I’ve decided to start a series of posts called the “Sunday bake series.” I do most of my baking on Sunday to prepare for a week of lunch snacks. So I’d like to share those recipes and ideas with you. The first installment of the series will be a bit different from what I envision because I actually did my baking yesterday (for company) and we only need snacks for a few days as we leave Wednesday for B.C.
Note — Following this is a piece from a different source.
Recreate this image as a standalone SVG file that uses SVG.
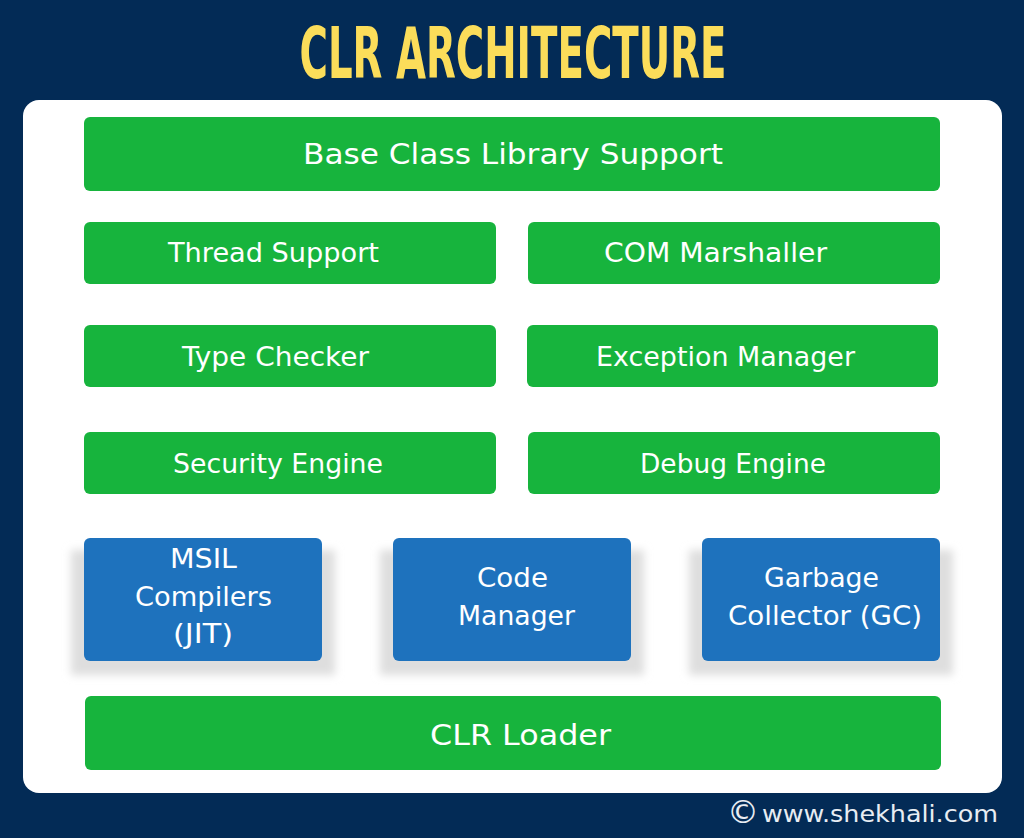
<svg xmlns="http://www.w3.org/2000/svg" width="1024" height="838" viewBox="0 0 1024 838">
<defs>
<filter id="blur" x="-20%" y="-20%" width="140%" height="140%"><feGaussianBlur stdDeviation="4"/></filter>
<style>
.g{fill:#17B43D}
.b{fill:#1E72BD}
.sh{fill:#dedede;filter:url(#blur)}
.t{font-family:"DejaVu Sans","Noto Sans",sans-serif;fill:#ffffff;text-anchor:middle;font-size:26px}
.tl{font-size:29px}
</style>
</defs>
<rect width="1024" height="838" fill="#032B56"/>
<text x="513" y="78" font-family="'Liberation Sans Narrow','DejaVu Sans Condensed','DejaVu Sans',sans-serif" font-weight="bold" font-stretch="condensed" font-size="72" fill="#FBDD5A" text-anchor="middle" textLength="427" lengthAdjust="spacingAndGlyphs">CLR ARCHITECTURE</text>
<rect x="23" y="100" width="979" height="693" rx="16" fill="#ffffff"/>
<g id="bcl"><rect class="g" x="84" y="117" width="856" height="74" rx="6"/><text class="t tl" x="513" y="164" textLength="420" lengthAdjust="spacingAndGlyphs">Base Class Library Support</text></g>
<g id="thread"><rect class="g" x="84" y="222" width="412" height="62" rx="6"/><text class="t" x="273.5" y="262" textLength="211" lengthAdjust="spacingAndGlyphs">Thread Support</text></g>
<g id="com"><rect class="g" x="528" y="222" width="412" height="62" rx="6"/><text class="t" x="715.5" y="262" textLength="223" lengthAdjust="spacingAndGlyphs">COM Marshaller</text></g>
<g id="type"><rect class="g" x="84" y="325" width="412" height="62" rx="6"/><text class="t" x="275.5" y="366" textLength="187" lengthAdjust="spacingAndGlyphs">Type Checker</text></g>
<g id="exc"><rect class="g" x="527" y="325" width="411" height="62" rx="6"/><text class="t" x="725.5" y="366" textLength="259" lengthAdjust="spacingAndGlyphs">Exception Manager</text></g>
<g id="sec"><rect class="g" x="84" y="432" width="412" height="62" rx="6"/><text class="t" x="278" y="473" textLength="210" lengthAdjust="spacingAndGlyphs">Security Engine</text></g>
<g id="dbg"><rect class="g" x="528" y="432" width="412" height="62" rx="6"/><text class="t" x="733" y="473" textLength="186" lengthAdjust="spacingAndGlyphs">Debug Engine</text></g>
<g id="msil"><rect class="sh" x="71" y="550" width="264" height="125"/><rect class="b" x="84" y="538" width="238" height="123" rx="6"/><text class="t" x="203.5" y="568" textLength="67" lengthAdjust="spacingAndGlyphs">MSIL</text><text class="t" x="203.5" y="606" textLength="137" lengthAdjust="spacingAndGlyphs">Compilers</text><text class="t" x="203" y="643" textLength="60" lengthAdjust="spacingAndGlyphs">(JIT)</text></g>
<g id="code"><rect class="sh" x="380" y="550" width="264" height="125"/><rect class="b" x="393" y="538" width="238" height="123" rx="6"/><text class="t" x="512.5" y="587" textLength="71" lengthAdjust="spacingAndGlyphs">Code</text><text class="t" x="516.5" y="625" textLength="117" lengthAdjust="spacingAndGlyphs">Manager</text></g>
<g id="gc"><rect class="sh" x="689" y="550" width="264" height="125"/><rect class="b" x="702" y="538" width="238" height="123" rx="6"/><text class="t" x="821.5" y="587" textLength="115" lengthAdjust="spacingAndGlyphs">Garbage</text><text class="t" x="825" y="625" textLength="194" lengthAdjust="spacingAndGlyphs">Collector (GC)</text></g>
<g id="loader"><rect class="g" x="85" y="696" width="856" height="74" rx="6"/><text class="t tl" x="520.5" y="745" textLength="181" lengthAdjust="spacingAndGlyphs">CLR Loader</text></g>
<g id="connectors"></g>
<text x="743" y="823" font-family="'DejaVu Sans',sans-serif" font-size="32" fill="#E8EDF3" text-anchor="middle">©</text>
<text x="998" y="822" font-family="'DejaVu Sans',sans-serif" font-size="23" fill="#E8EDF3" text-anchor="end" textLength="236" lengthAdjust="spacingAndGlyphs">www.shekhali.com</text>
</svg>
Yesterday, a family friend of Mark’s visited our new apartment. It was my first time meeting him so I wanted to make a good impression. So, of course, I baked! I made scones to pair with tea or coffee and they turned out absolutely fantastic.

Ingredients:

  • 1/4 cup of sugar
  • 2 tsp of lemon or orange zest (I used lemon)
  • 1 3/4 cups of flour (I mixed half with all purpose and half whole wheat)
  • 2 1/2 tsp of baking powder
  • 1/4 tsp salt
  • 3 tbsp of butter
  • 1/3 cup of plain yogurt
  • 3 egg whites
  • 1/2 raisins or currants

Directions:

  1. Mix sugar and lemon/orange zest. Keep 1 tbsp aside.
  2. Mix sugar mixture with flour, baking powder and salt in a bowl.
  3. Cut in butter. Stir in yogurt, egg whites and raisins/currants until you can form a dough ball.
  4. Knead dough on lightly floured surface.
  5. Place dough on un-greased cookie sheet and pat into 8″ circle.
  6. Cut into 12 wedges before baking.
  7. Brush with milk and sprinkle with sugar/zest mixture.
  8. Bake at 375F for 25 minutes.

Don’t they look delish?!

In other news, training is going very well. I had an other 26km run yesterday and it instilled a lot of confidence. It was a little windy so that made the run a bit of a battle but I beat last week’s time by a few minutes and I didn’t walk as much. My knees also felt a lot better and didn’t slow me down as they did last weekend. One of my toe nails is discoloured, however. I had developed a blister under the nail about 2 weeks ago and now it’s purple. I’m not sure if it’s getting ready to fall off or what… It doesn’t hurt, it’s just really bizarre.

This week is going to be a little hectic. I leave for Ottawa Tuesday afternoon to attend a meeting on Wednesday. Mark will be meeting me in Ottawa Wednesday evening and we fly out to B.C. Thursday. I also have to find time to go on a few runs during the week so I don’t die on my 28km run on Saturday in Penticton.